Reference
Linderholm, H.W. and Chen, D. 2005. Central Scandinavian winter precipitation variability during the past five centuries reconstructed from Pinus sylvestris tree rings. Boreas 34: 44-52.
What was done
A 500-year winter (September-April) precipitation chronology was derived from tree-ring data obtained within the Northern Boreal zone in west-central Scandinavia in an effort to better understand historic precipitation variability in this region.
What was learned
The reconstructed chronology showed considerable variability in winter precipitation over the length of the record, with the exception of a fairly stable period of above-average precipitation between 1730 and 1790 AD. Additionally, above average winter precipitation was found to have occurred in 1520-1561, 1626-1647, 1670-1695, 1732-1851, 1872-1892 and 1959 to the present, with the highest values reported in the early to mid-1500s.

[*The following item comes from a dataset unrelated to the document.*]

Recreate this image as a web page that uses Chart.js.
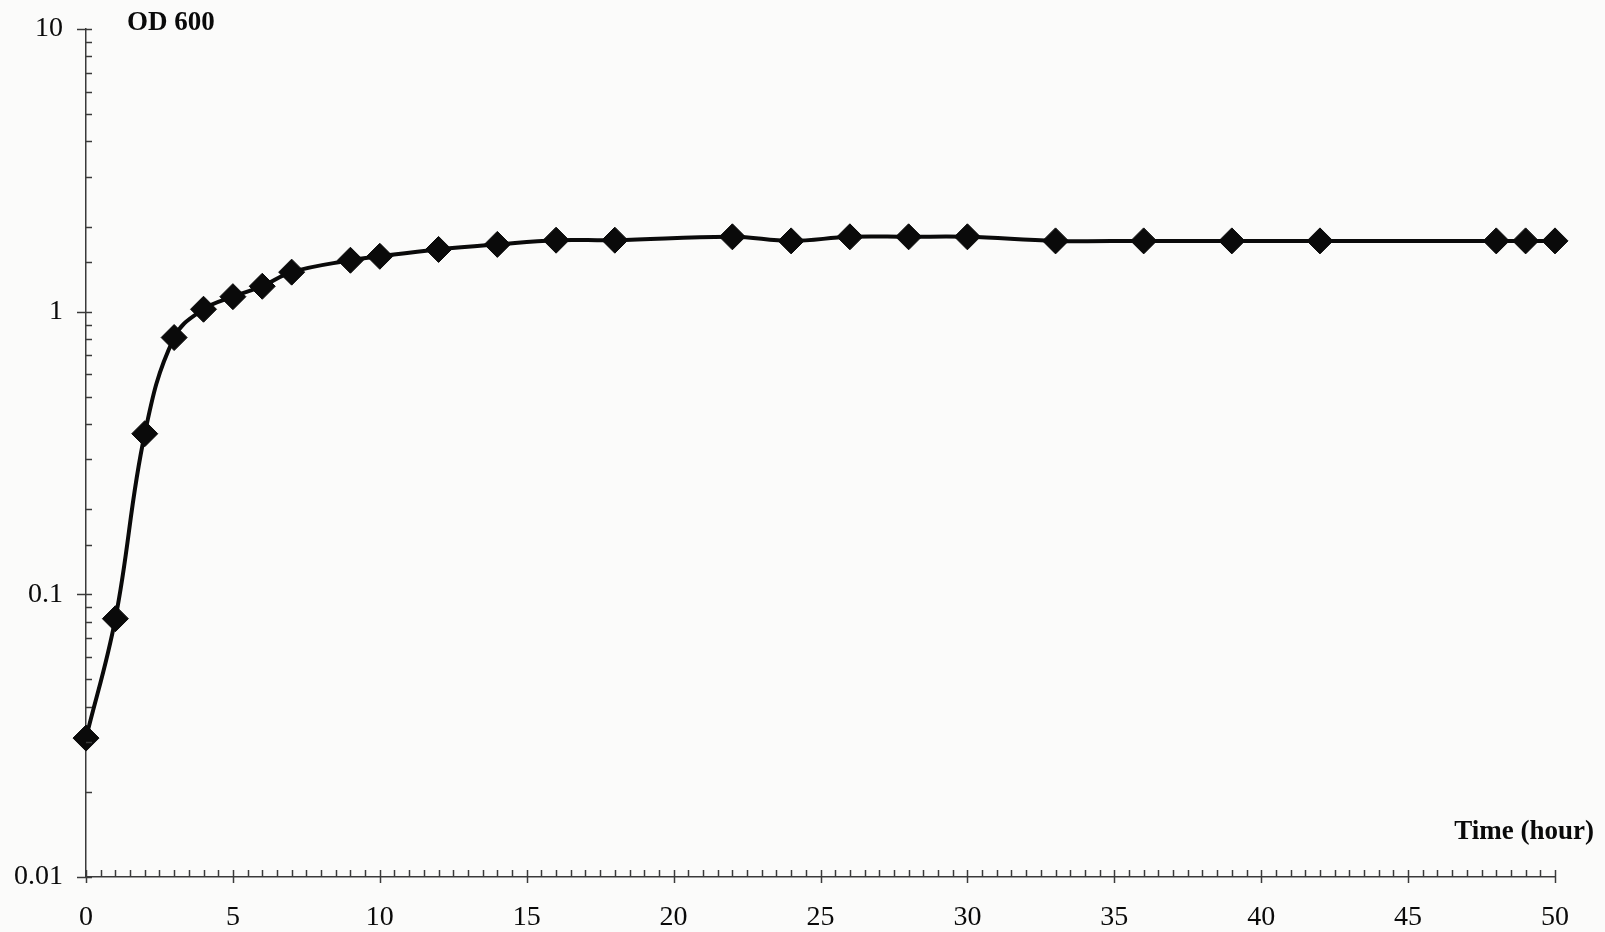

Below average winter precipitation was observed during 1504-1520, 1562-1625, 1648-1669, 1696-1731, 1852-1871, and 1893-1958, with the lowest values occurring at the beginning of the record and the beginning of the 17th century.
What it means
Because non-CO2-forceced wetter and drier conditions than those of the present have occurred in this region in the past, such conditions can be expected to naturally recur in the future. Yet just as soon as the precipitation balance begins to tip towards one extreme or the other, you can count on there being a number of climate alarmists who will be all too eager to attribute the change to the ongoing rise in the air's CO2 content, even when such attribution is clearly unwarranted.